Moral Authority

Yesterday in Bible class, we started watching TIME CHANGERS. This is a movie with a Christian theme that had played at our local theater, although it was not very well attended. In the movie, a seminary professor from the 1890s is trying to publish a book in which he says that we can and should teach about morals without using the name of Christ, as His name may offend some people.

An older professor in the movie makes the point that Satan himself is not against good morals. He is against the name of Jesus Christ, which is exactly why we have to tie Biblical teaching to the Bible, giving credit where credit is due like you do when you cite sources.

I have been thinking about this in terms of the Howard Dean flap over the GOP. Haven’t you wondered how Christianity became a dirty word in our society? Seems like the movie gives a possible answer for the objection to the name of Christ.

I don’t mean to oversimplify this, but there has to be a reason that, when Jesus was tempted by Satan in the desert, He responded with Scripture. Of course, to live out our lives this way requires that we know the Word, and at least in my case, I am finding that to be a life-long process. But I can’t think of a better way to answer when the world questions. I’m not saying, either, that you won’t be persecuted if you answer someone this way, but evidently as Christians we have to be prepared for persecution. We just have to trust the Holy Spirit, I think, to do His thing. As it says in Hebrews 4:12 (New International Version)
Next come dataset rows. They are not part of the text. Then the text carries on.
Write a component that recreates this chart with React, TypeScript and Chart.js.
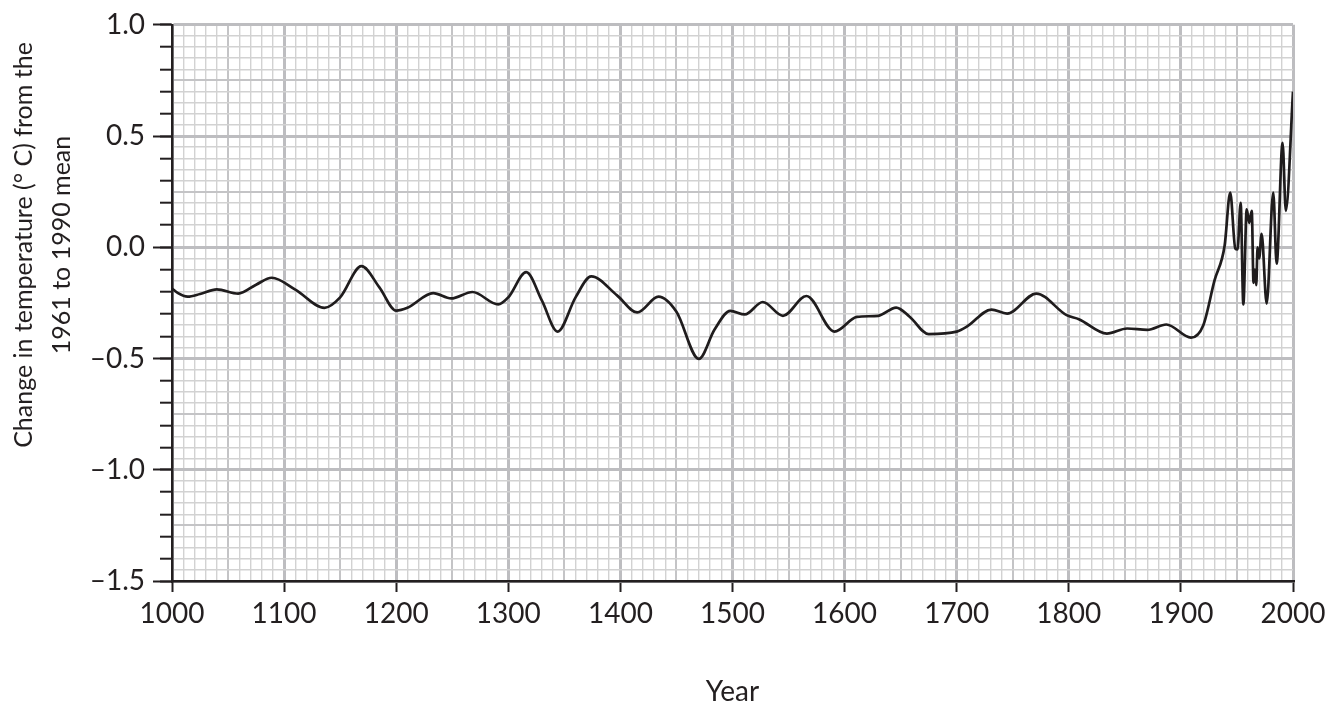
import React, { useEffect, useRef } from "react";
import { Chart, registerables } from "chart.js";

Chart.register(...registerables);

const FONT = "Lato";

const years: number[] = [
  1000, 1005, 1014, 1025, 1040, 1059, 1075, 1089, 1110, 1136, 1150, 1169, 1185,
  1200, 1210, 1233, 1249, 1268, 1291, 1300, 1316, 1330, 1344, 1360, 1374, 1397,
  1415, 1434, 1450, 1470, 1484, 1498, 1511, 1527, 1545, 1566, 1591, 1611, 1630,
  1646, 1658, 1675, 1700, 1709, 1731, 1745, 1771, 1798, 1809, 1834, 1852, 1870,
  1887, 1909, 1920, 1930, 1939, 1944, 1948.5, 1950.5, 1953.3, 1955.7, 1958.7,
  1961, 1963.2, 1964.8, 1966, 1967.2, 1968.4, 1969.8, 1972, 1976.5, 1982.4,
  1985.4, 1990.7, 1993.6, 2000,
];

const temps: number[] = [
  -0.185, -0.205, -0.222, -0.21, -0.189, -0.208, -0.168, -0.137, -0.19, -0.272,
  -0.225, -0.085, -0.18, -0.285, -0.272, -0.206, -0.23, -0.201, -0.257, -0.225,
  -0.112, -0.24, -0.379, -0.225, -0.131, -0.216, -0.293, -0.222, -0.29, -0.502,
  -0.37, -0.286, -0.302, -0.246, -0.308, -0.219, -0.379, -0.313, -0.308, -0.271,
  -0.312, -0.39, -0.379, -0.357, -0.28, -0.298, -0.208, -0.305, -0.323, -0.388,
  -0.365, -0.371, -0.347, -0.406, -0.35, -0.149, 0.007, 0.246, -0.005, -0.01,
  0.2, -0.257, 0.171, 0.11, 0.164, -0.16, -0.1, -0.17, 0.0, -0.05, 0.06, -0.253,
  0.246, -0.074, 0.469, 0.164, 0.7,
];

const yTitleLines: string[] = ["Change in temperature (\u00b0 C) from the", "1961 to 1990 mean"];
const xTitle = "Year";

const X_MIN = 1000;
const X_MAX = 2000;
const Y_MIN = -1.5;
const Y_MAX = 1.0;

const MINOR = { color: "#d2d2d2", width: 1.4 };
const MEDIUM = { color: "#c4c4c6", width: 2 };
const MAJOR = { color: "#bdbdc0", width: 3 };

function xKind(v: number) {
  const r = Math.round(v);
  if (r % 100 === 0) return MAJOR;
  if (r % 50 === 0) return MEDIUM;
  return MINOR;
}
function yKind(v: number) {
  const k = Math.round(v / 0.05);
  if (k % 10 === 0) return MAJOR;
  if (k % 5 === 0) return MEDIUM;
  return MINOR;
}

const yTitlePlugin = {
  id: "yTitleText",
  afterDraw(chart: any) {
    const ctx = chart.ctx;
    ctx.save();
    ctx.fillStyle = "#231f20";
    ctx.font = `25px ${FONT}`;
    ctx.textAlign = "center";
    ctx.textBaseline = "middle";
    const cy = 245;
    const xs = [24, 62];
    yTitleLines.forEach((line, i) => {
      ctx.save();
      ctx.translate(xs[i], cy);
      ctx.rotate(-Math.PI / 2);
      ctx.fillText(line, 0, 0);
      ctx.restore();
    });
    ctx.restore();
  },
};

export default function App() {
  const ref = useRef<HTMLCanvasElement | null>(null);

  useEffect(() => {
    document.body.style.margin = "0";
    const canvas = ref.current;
    if (!canvas) return;
    const chart = new Chart(canvas, {
      type: "line",
      data: {
        datasets: [
          {
            data: years.map((y, i) => ({ x: y, y: temps[i] })),
            borderColor: "#1f1c1d",
            borderWidth: 2.7,
            pointRadius: 0,
            fill: false,
            cubicInterpolationMode: "monotone",
          },
        ],
      },
      options: {
        animation: false,
        responsive: false,
        parsing: false as any,
        layout: { padding: { top: 21, right: 51, bottom: 0, left: 0 } },
        plugins: {
          legend: { display: false },
          tooltip: { enabled: false },
        },
        scales: {
          x: {
            type: "linear",
            position: "bottom",
            min: X_MIN,
            max: X_MAX,
            afterFit: (s: any) => {
              s.height = 128;
            },
            ticks: {
              stepSize: 10,
              autoSkip: false,
              maxRotation: 0,
              minRotation: 0,
              padding: 5,
              color: "#231f20",
              font: { family: FONT, size: 28 },
              callback: (v: any) => (Math.round(Number(v)) % 100 === 0 ? String(Math.round(Number(v))) : ""),
            },
            grid: {
              color: (c: any) => (c.tick ? xKind(c.tick.value).color : MINOR.color),
              lineWidth: (c: any) => (c.tick ? xKind(c.tick.value).width : MINOR.width),
              tickColor: (c: any) =>
                c.tick && Math.round(c.tick.value) % 100 === 0 ? "#231f20" : "rgba(0,0,0,0)",
              tickLength: 11,
              tickWidth: 2,
            },
            border: { display: true, color: "#231f20", width: 2.5 },
            title: {
              display: true,
              text: xTitle,
              color: "#231f20",
              font: { family: FONT, size: 28 },
              padding: { top: 0, bottom: 0 },
            },
          },
          y: {
            type: "linear",
            position: "left",
            weight: 0,
            min: Y_MIN,
            max: Y_MAX,
            afterFit: (s: any) => {
              s.width = 0;
            },
            ticks: {
              stepSize: 0.05,
              autoSkip: false,
              display: false,
            },
            grid: {
              color: (c: any) => (c.tick ? yKind(c.tick.value).color : MINOR.color),
              lineWidth: (c: any) => (c.tick ? yKind(c.tick.value).width : MINOR.width),
              tickColor: (c: any) =>
                c.tick && Math.round(c.tick.value / 0.05) % 2 === 0 ? "#231f20" : "rgba(0,0,0,0)",
              tickLength: 12,
              tickWidth: 2,
            },
            border: { display: true, color: "#231f20", width: 2.5 },
          },
          yMajor: {
            type: "linear",
            position: "left",
            weight: 10,
            min: Y_MIN,
            max: Y_MAX,
            afterFit: (s: any) => {
              s.width = 172;
            },
            ticks: {
              stepSize: 0.5,
              autoSkip: false,
              padding: 8,
              color: "#231f20",
              font: { family: FONT, size: 28 },
              callback: (v: any) => Number(v).toFixed(1).replace("-", "\u2013"),
            },
            grid: {
              drawOnChartArea: false,
              tickColor: "#231f20",
              tickLength: 19,
              tickWidth: 2,
            },
            border: { display: false },
          },
        },
      },
      plugins: [yTitlePlugin],
    } as any);
    return () => chart.destroy();
  }, []);

  return <canvas ref={ref} width={1344} height={709} style={{ display: "block" }} />;
}
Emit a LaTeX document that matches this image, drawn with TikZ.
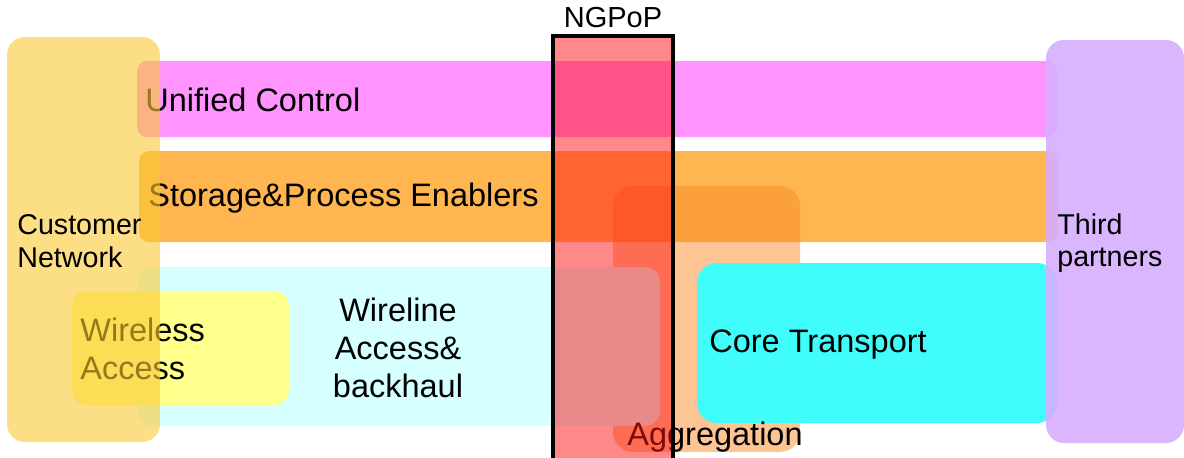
\documentclass[tikz,border=0pt]{standalone}
\usepackage{fontspec}
\setmainfont{Liberation Sans}
\definecolor{ctrlpink}{RGB}{255,148,255}
\definecolor{storeorange}{RGB}{255,182,80}
\definecolor{aggpeach}{RGB}{250,140,40}
\definecolor{wirecyan}{RGB}{214,255,255}
\definecolor{wlyellow}{RGB}{255,255,140}
\definecolor{corecyan}{RGB}{64,252,250}
\definecolor{custyellow}{RGB}{250,200,50}
\definecolor{thirdlilac}{RGB}{214,174,255}
\definecolor{popred}{RGB}{255,20,20}

\begin{document}
\begin{tikzpicture}[x=0.02cm, y=-0.02cm,
    lbl/.style={anchor=west, align=left, inner sep=0pt, font=\fontsize{18.5}{21.5}\selectfont},
    sidelbl/.style={anchor=west, align=left, inner sep=0pt, font=\fontsize{16.3}{18.5}\selectfont}]
    \useasboundingbox (0,0) rectangle (1184,457);

    \fill[ctrlpink, rounded corners=0.2cm] (137,61) rectangle (1057,137);
    \fill[storeorange, rounded corners=0.2cm] (139,151) rectangle (1058,242);
    \fill[aggpeach, fill opacity=0.5, rounded corners=0.4cm] (613,186) rectangle (800,452);
    \fill[wirecyan, rounded corners=0.3cm] (138,267) rectangle (660,426);
    \fill[wlyellow, rounded corners=0.3cm] (72,291) rectangle (289,405);
    \fill[corecyan, rounded corners=0.4cm] (697,263) rectangle (1057,423);

    \node(ctrl)[lbl] at (145,100) {Unified Control};
    \node(store)[lbl] at (148,198) {Storage\&Process Enablers};
    \node(wless)[lbl] at (80,349) {Wireless\\Access};
    \node(wline)[lbl, anchor=center, align=center] at (398,348) {Wireline\\Access\&\\backhaul};
    \node(core)[lbl] at (709,345) {Core Transport};
    \node(agg)[lbl] at (627,437) {Aggregation};

    \fill[custyellow, fill opacity=0.6, rounded corners=0.36cm] (7,37) rectangle (160,442);
    \fill[thirdlilac, fill opacity=0.9, rounded corners=0.36cm] (1046,40) rectangle (1184,443);
    \filldraw[popred, fill opacity=0.5, draw=black, line width=2.4pt] (553,36) rectangle (673,470);

    \node(cust)[sidelbl] at (17,241) {Customer\\Network};
    \node(third)[sidelbl] at (1057,243) {Third\\partners};
    \node(pop)[inner sep=0pt, font=\fontsize{16.5}{18}\selectfont] at (613,18) {NGPoP};
\end{tikzpicture}
\end{document}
For the word of God is living and active. Sharper than any double-edged sword, it penetrates even to dividing soul and spirit, joints and marrow; it judges the thoughts and attitudes of the heart.


2 Responses to “Moral Authority”

  1. 1 Ron June 13, 2005 at 5:43 pm

    With God as our father, I can liken this to raising children (something I think that I am pretty good at, but something that I also know I need a lot of work.

    How long can you tell a child, “Because I said so!” and have them listen.

  2. 2 Becky June 14, 2005 at 8:20 am

    I remember hating the “because I said so” moments in my life, so I concede that you do have a point.

    Maybe in order to concede the need to cite God as the authority, you have to recognize Him as the ultimate authority. That is not something that humanity does well. And I think that is why we encounter such hostility when we do attribute the things of God to Him: mankind, like Adam and Eve, tend to think they know better.

    Same with the kids. You wouldn’t have to resort to “because I said so” if they weren’t challenging your authority. And in order for the statement to end discussion, they have to accept your authority. I don’t think redeemed human beings do that well, so think how hard it is for those who do not know Jesus as their Savior.